So that leaves the battery, and I think I have a model that explains why the battery causes the car to "waste" energy during heavy acceleration (or even deceleration?)
Batteries are often modeled as an ideal voltage source and a "internal resistance". This isn't perfect, but works pretty well. Here's an article discussing the internal resistance and other factors in 3 types of EV batteries: www.evs24.org/wevajournal/php/download.php?f=vol3/WEVJ3-5340444.pdf
In this model, the "waste energy" from the battery is I^2 * Ri, where I is the current, and Ri is the internal resistance of the battery. I think this waste energy essentially becomes heat. Here is some information about these Lithium 18650 batteries Tesla uses: http://laserpointerforums.com/f67/how-healthy-your-batteries-how-measure.... It says a "healthy battery" has an internal resistance of ~0.1ohm, and a depleted battery more like 0.250ohms. At 0.400ohms internal resistance, the battery is toast.

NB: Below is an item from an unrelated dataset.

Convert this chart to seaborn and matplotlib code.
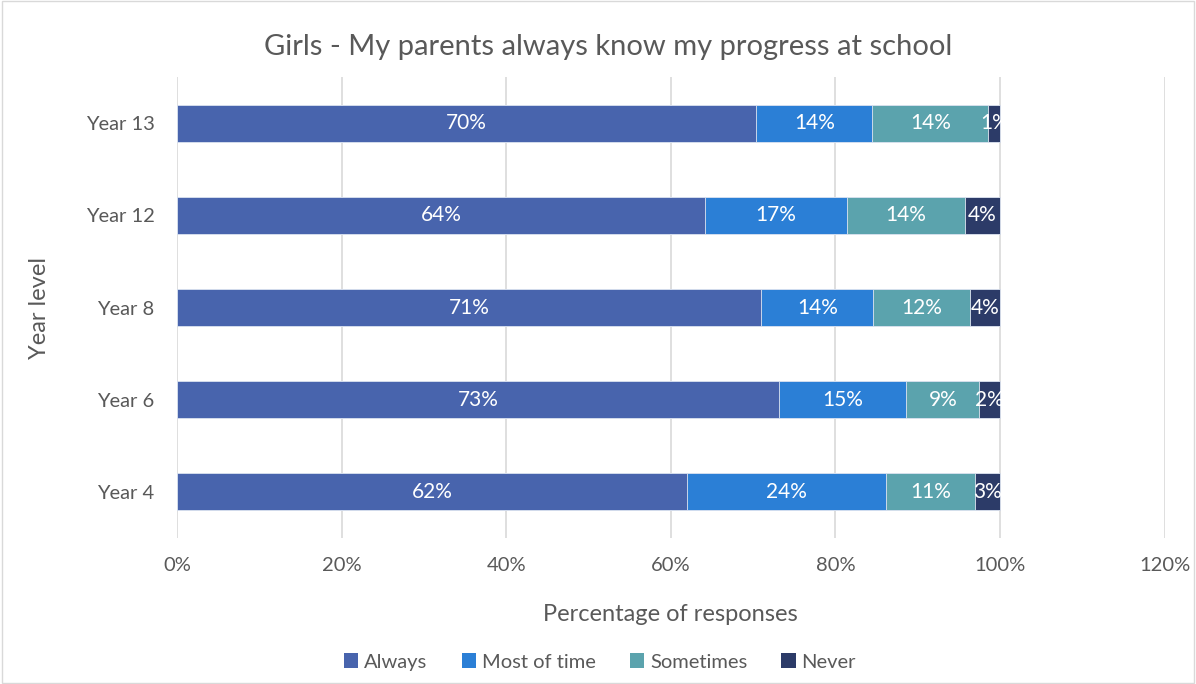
import numpy as np
import pandas as pd
import matplotlib
matplotlib.use('Agg')
import matplotlib.pyplot as plt
import seaborn as sns
from matplotlib.patches import Patch, Rectangle

# Data (percent of responses)
years = ['Year 13', 'Year 12', 'Year 8', 'Year 6', 'Year 4']
always = [70.4, 64.2, 71.0, 73.2, 62.0]
most_of_time = [14.1, 17.2, 13.6, 15.4, 24.1]
sometimes = [14.1, 14.3, 11.8, 8.9, 10.9]
never = [1.4, 4.3, 3.6, 2.5, 3.0]

series_names = ['Always', 'Most of time', 'Sometimes', 'Never']
colors = ['#4864ad', '#2b7fd6', '#5ba3ad', '#2c3b68']

sns.set_theme(style='white')
plt.rcParams['font.family'] = ['Lato', 'DejaVu Sans']
grey = '#595959'

df = pd.DataFrame({'year': years, 'Always': always, 'Most of time': most_of_time,
                   'Sometimes': sometimes, 'Never': never})
cum = df[series_names].cumsum(axis=1)

fig = plt.figure(figsize=(11.96, 6.84), dpi=100)
ax = fig.add_axes([177 / 1196, 1 - 538 / 684, (1164.6 - 177) / 1196, 461 / 684])

# draw stacked bars: largest cumulative first so the rest overlay it
for name, col in reversed(list(zip(series_names, colors))):
    sns.barplot(x=cum[name], y=df['year'], order=years, color=col, orient='h',
                width=0.4, ax=ax, saturation=1, edgecolor='#dfe6f2', linewidth=0.6)

# data labels centred on each segment
for name in series_names:
    starts = cum[name] - df[name]
    for i, (s, v) in enumerate(zip(starts, df[name])):
        ax.text(s + v / 2, i, f'{v:.0f}%', ha='center', va='center',
                color='white', fontsize=15)

ax.set_xlim(0, 120)
ax.set_xticks(np.arange(0, 121, 20))
ax.set_xticklabels([f'{t}%' for t in range(0, 121, 20)])
ax.xaxis.grid(True, color='#d9d9d9', linewidth=1.2)
ax.set_axisbelow(True)
for sp in ax.spines.values():
    sp.set_visible(False)
ax.tick_params(axis='both', colors=grey, labelsize=14.5, length=0)
ax.tick_params(axis='x', pad=14)
ax.tick_params(axis='y', pad=16)
ax.set_xlabel('Percentage of responses', color=grey, fontsize=17, labelpad=21)
ax.set_ylabel('Year level', color=grey, fontsize=17, labelpad=26)

fig.text(608 / 1196, 1 - 47 / 684, 'Girls - My parents always know my progress at school',
         ha='center', va='center', color=grey, fontsize=21)

handles = [Patch(facecolor=c, edgecolor='none') for c in colors]
fig.legend(handles, series_names, loc='center', bbox_to_anchor=(600 / 1196, 1 - 662 / 684),
           ncol=4, frameon=False, fontsize=14.5, labelcolor=grey, handlelength=0.7,
           handleheight=0.7, handletextpad=0.3, columnspacing=1.7)

fig.patches.append(Rectangle((0.002, 0.002), 0.996, 0.996, transform=fig.transFigure,
                             fill=False, edgecolor='#d9d9d9', linewidth=1))

fig.savefig('out.png', dpi=100)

The power meter on the Model S goes from -60kW (regen, pedal up) to +320kW (pedal down), so lets run throw some numbers on how much "waste energy" is used at 2 different accelerations. Lets accelerate at 40kW and 320kW.
I'll do a lot of rounding here, because I don't know exact numbers--like how many cells there are, or how many are in use at the same time--and hoping that it kind of averages out to the right answer.
I believe there are in the range of 7500 lithium batteries in the 85kWh models. Lets assume they are all in use all the time. These cells deliver ~4V.
So how much current is each cell delivering when they are delivering 40kW of power?
P = I * V or I = P/V
40000W / 4V = 10000Amps
10000A/7500 cells = 1.3Amps per cell
"Waste energy" per cell is I^2 * Ri = 1.3^2 * 0.1ohm == 0.169W
0.169 W * 7500 cells = 1267W
1.267kW / (40+1.267kW) = 3% wasted energy (battery loss) at 40kW
I would say 3% "waste" is small enough that there may be other causes of loss that are much bigger, so it might even be "negligible".
Now lets try it with the pedal floored: 320kW of useful power.
320000W/4v = 80000Amps
80000A/7500 cells = 10.7Amps per cell
"Waste energy" per cell is I^2 * Ri = 10.7^2 * 0.1ohm = 11.4W
11.4 W * 7500 cells = 86kW
86kW / (320+86)kW = 21% wasted energy (battery loss) at 320kW
At the point that you are producing 86kW of heat, presumably you need to start spending some more energy to cool the batteries as well...
My conclusion is that heavy acceleration uses more energy. I think it's also likely that heavy regen is less efficient than light regen. This could explain another post I read that claimed using the "reduced regen" mode was giving better mileage.
The analysis of how the internal resistance changes as the battery degrades over time also has repercussions on how much power the cells can deliver as they age.
If we go forward in time to the point when the batteries have an internal resistance of 0.2ohms (5 years? 8 years?), then that roughly doubles the waste energy (P = I^2 * Ri and Ri doubled)
So if the car could still output 320kW of useful energy, now the waste energy would be:
172kW / (320+172kW) == 35% wasted energy (battery loss)
But note it's still fairly efficient at low power
2.5 / (40 + 2.5) == 6%
Heavy power consumption comes at a price.
As the batteries age, this cost increases.
It seems likely that top acceleration will degrade as the batteries age.